Passionate plea to BoG: Hear the plea of hurting customers and let their cries come unto thee
Reading a financial data put out this week by the Bank of Ghana (BoG); one could not help standing up to give them thumps up for great financial indicators.
According to the data on micro-economic gains, there has been a strong appreciation of the Cedi with a year on gain of 40+ per cent in value against the US Dollar. The monetary policy rate has been cut from 18 per cent to 15.5 perc ent.
The data further informs us that public debt has reduced by GH¢40bn, domestic debt dropped about 22 per cent of Gross Domestic Product (GDP), and so also a drop in the country’s external debt.
But what impact us perhaps most with direct benefits in one’s pocket are the drops in interest rate and inflation which is reportedly gone down to a single digit while food inflation is said to have been contained.
All these economic gains at the micro level within a year are appreciable and one is most grateful, hoping the trend will continue.
Regulator, mediator
However, one would like to request the central bank as the regulator, to cast its mind back to the performance of some financial institutions under its purview.
They have become thorns in the flesh of their customers, causing deep hurts and regrets which only BoG can help as a regulator and perhaps, a mediator.
With relationships gone sore as customers have kind of abandoned any interest, one believes the BoG can attend to the problems of those institutions so they can also honour their obligations to the loyal customers who, thinking ahead, once had confidence in them by putting their monies in there for their future securities.
It gets ridiculous and almost absurd that over the last six years or more, investors have been at a loss as to what is going on with their investments in some financial institution at a time when they needed to withdraw those funds, partial or its entirety.
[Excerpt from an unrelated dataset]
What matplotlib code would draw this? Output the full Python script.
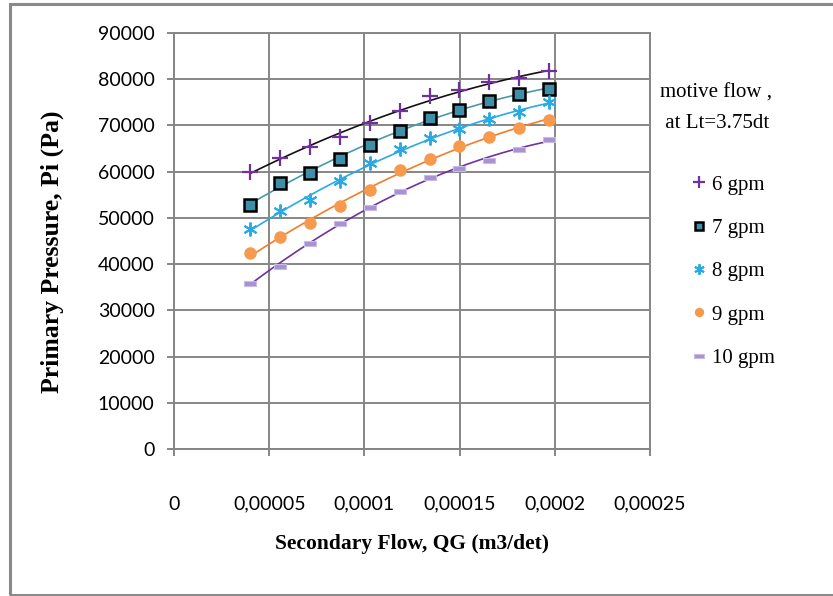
import numpy as np
import matplotlib
matplotlib.use("Agg")
import matplotlib.pyplot as plt
from matplotlib.patches import Rectangle
from matplotlib.lines import Line2D

# ---- data ----
qg = [0.0000400, 0.0000557, 0.0000714, 0.0000871, 0.0001028, 0.0001185,
      0.0001342, 0.0001499, 0.0001656, 0.0001813, 0.0001970]
p_6gpm = [60000, 62900, 65400, 67500, 70500, 73200, 76300, 77600, 79300, 80200, 81700]
p_7gpm = [52800, 57600, 59800, 62700, 65800, 68900, 71600, 73400, 75300, 76800, 77900]
p_8gpm = [47600, 51400, 53900, 58000, 61800, 64900, 67300, 69200, 71400, 73000, 75000]
p_9gpm = [42300, 45800, 49000, 52600, 56100, 60300, 62800, 65600, 67600, 69400, 71200]
p_10gpm = [36000, 39600, 44500, 48900, 52300, 55800, 58800, 60800, 62600, 64900, 67000]
labels = ["6 gpm", "7 gpm", "8 gpm", "9 gpm", "10 gpm"]
x_ticks = [0, 0.00005, 0.0001, 0.00015, 0.0002, 0.00025]
x_ticklabels = ["0", "0,00005", "0,0001", "0,00015", "0,0002", "0,00025"]
y_ticks = [0, 10000, 20000, 30000, 40000, 50000, 60000, 70000, 80000, 90000]

W, H = 833, 596
fig = plt.figure(figsize=(W / 100, H / 100), dpi=100)
fig.patch.set_facecolor("white")

# outer chart border
fig.patches.append(Rectangle((9.5 / W, 1 - 595 / H), 1.2, (595 - 3.5) / H,
                             transform=fig.transFigure, fill=False,
                             edgecolor="#8a8a8a", linewidth=2.2))

ax = fig.add_axes([174 / W, 1 - 449 / H, (650 - 174) / W, (449 - 33) / H])

grid_c = "#868686"
x = np.array(qg)

series = [
    dict(y=p_6gpm, line="#111111", marker="+", mfc="#7030a0", mec="#7030a0", ms=12, mew=1.6),
    dict(y=p_7gpm, line="#4a9aa8", marker="s", mfc="#3f8fa8", mec="#000000", ms=8.5, mew=1.8),
    dict(y=p_8gpm, line="#2aaae2", marker=(6, 2, 0), mfc="#2aaae2", mec="#2aaae2", ms=10, mew=1.4),
    dict(y=p_9gpm, line="#f07d2a", marker="o", mfc="#f79a4e", mec="#f79a4e", ms=9, mew=0),
    dict(y=p_10gpm, line="#7030a0", marker=[(-1, -0.4), (1, -0.4), (1, 0.4), (-1, 0.4), (-1, -0.4)],
         mfc="#a792d2", mec="#c8bce6", ms=9, mew=0.8),
]

handles = []
xs = np.linspace(x.min(), x.max(), 200)
for s, lab in zip(series, labels):
    yv = np.array(s["y"])
    coef = np.polyfit(x, yv, 2)
    ax.plot(xs, np.polyval(coef, xs), color=s["line"], lw=1.2, zorder=2)
    ax.plot(x, yv, linestyle="none", marker=s["marker"], ms=s["ms"],
            markerfacecolor=s["mfc"], markeredgecolor=s["mec"], mew=s["mew"], zorder=3)
    handles.append(Line2D([], [], linestyle="none", marker=s["marker"], ms=s["ms"] * 0.75,
                          markerfacecolor=s["mfc"], markeredgecolor=s["mec"], mew=s["mew"]))

ax.set_xlim(0, 0.00025)
ax.set_ylim(0, 90000)
ax.set_xticks(x_ticks)
ax.set_xticklabels(x_ticklabels)
ax.set_yticks(y_ticks)
ax.set_yticklabels([str(v) for v in y_ticks])
ax.grid(True, color=grid_c, lw=1.4)
ax.set_axisbelow(True)
for sp in ax.spines.values():
    sp.set_color(grid_c)
    sp.set_linewidth(1.4)
ax.tick_params(axis="both", color=grid_c, length=5, width=1.4, direction="out",
               labelsize=14, labelcolor="#000000")
ax.tick_params(axis="y", pad=9)
ax.tick_params(axis="x", pad=28.5)
for t in ax.get_xticklabels() + ax.get_yticklabels():
    t.set_fontfamily("Lato")

fig.text(412 / W, 1 - 544 / H, "Secondary Flow, QG (m3/det)", ha="center", va="center",
         family="Liberation Serif", fontweight="bold", fontsize=15.5)
fig.text(52 / W, 1 - 252 / H, "Primary Pressure, Pi (Pa)", ha="center", va="center",
         rotation=90, family="Liberation Serif", fontweight="bold", fontsize=18.5)

fig.text(660 / W, 1 - 93 / H, "motive flow ,", ha="left", va="center",
         family="Liberation Serif", fontsize=15)
fig.text(660 / W, 1 - 123 / H, " at Lt=3.75dt", ha="left", va="center",
         family="Liberation Serif", fontsize=15)

leg = fig.legend(handles, labels, loc="upper left", bbox_to_anchor=(693 / W, 1 - 175 / H),
                 frameon=False, prop={"family": "Liberation Serif", "size": 15},
                 handlelength=0.6, handletextpad=0.3, labelspacing=1.14, borderpad=0,
                 borderaxespad=0)

fig.savefig("out.png", dpi=100)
The way issues have been left to travel this far, it begs the question as to whether BoG is on top of whatever the problem is and which is negatively impacting investors including pensioners.
At a time when the micro-economic indicators are giving assuring pointers, is it not time that the central bank also picked up the interest and concerns of disappointed individuals with their life investments locked up.
If BoG has had confidence in these institutions and kept them in business, can they not listen to the pleas of the hurting customers?
One does not want to assume that the central bank is not aware of what is going on with people’s investments.
Customers have put in claims for their monies, sometimes in part to enable them to meet critical needs yet months pass by and their requests are not met and no one says anything to them either.
And if the individual investor is suffering this badly, one can only imagine that those entrepreneurs or small scale businesses who relied on those institutions to lend them support because they could not afford bank borrowings must also be suffering because funds are not forthcoming from those sectors.
The question will always remain whether the central bank as a regulator and overseer know about the cries of desperate customers of the financial institutions under them and who were left to carry on despite the financial clean up exercise years ago.
Can a reminder be sent to BoG that hundreds of customers have been abandoned and their funds locked up with no one talking to them?
It has been a painful endurance and some customers have just given up in view of the needless stress and with no explanations forthcoming.
It has been a painful endurance, especially for those pensioners who, at the time of putting those monies aside, believed they were doing the right thing.
They felt secured and what motivated them most was the fact that the BoG was regulating them on the market.
Even at the time of the banking crisis some of those institutions were not touched by the regulator, therefore giving the impression that those institutions were good enough to remain in business.
At the time, the actions or inaction of the central bank were a powerful pillar for these financial institutions to stand on to attract even more investors.
And one believes they did too.
Having waited for years and watched the silence of the managers of these institutions, it is clear that desperate investors wanting to withdraw their funds are and have been at a crossroad for too long.
They cannot wait any longer to see some action now that the regulator is seen busy, resetting and reshaping at the micro level.
May the resetting and reshaping agenda trickle down to help those whose forgotten investments are causing them anguish.
For now, one can only draw attention, in case they have forgotten, that for over six years, some financial institutions under them are refusing to pay their customers.
Their fervent prayer is for the regulator, BoG, to hear their petition and let their cry come unto them.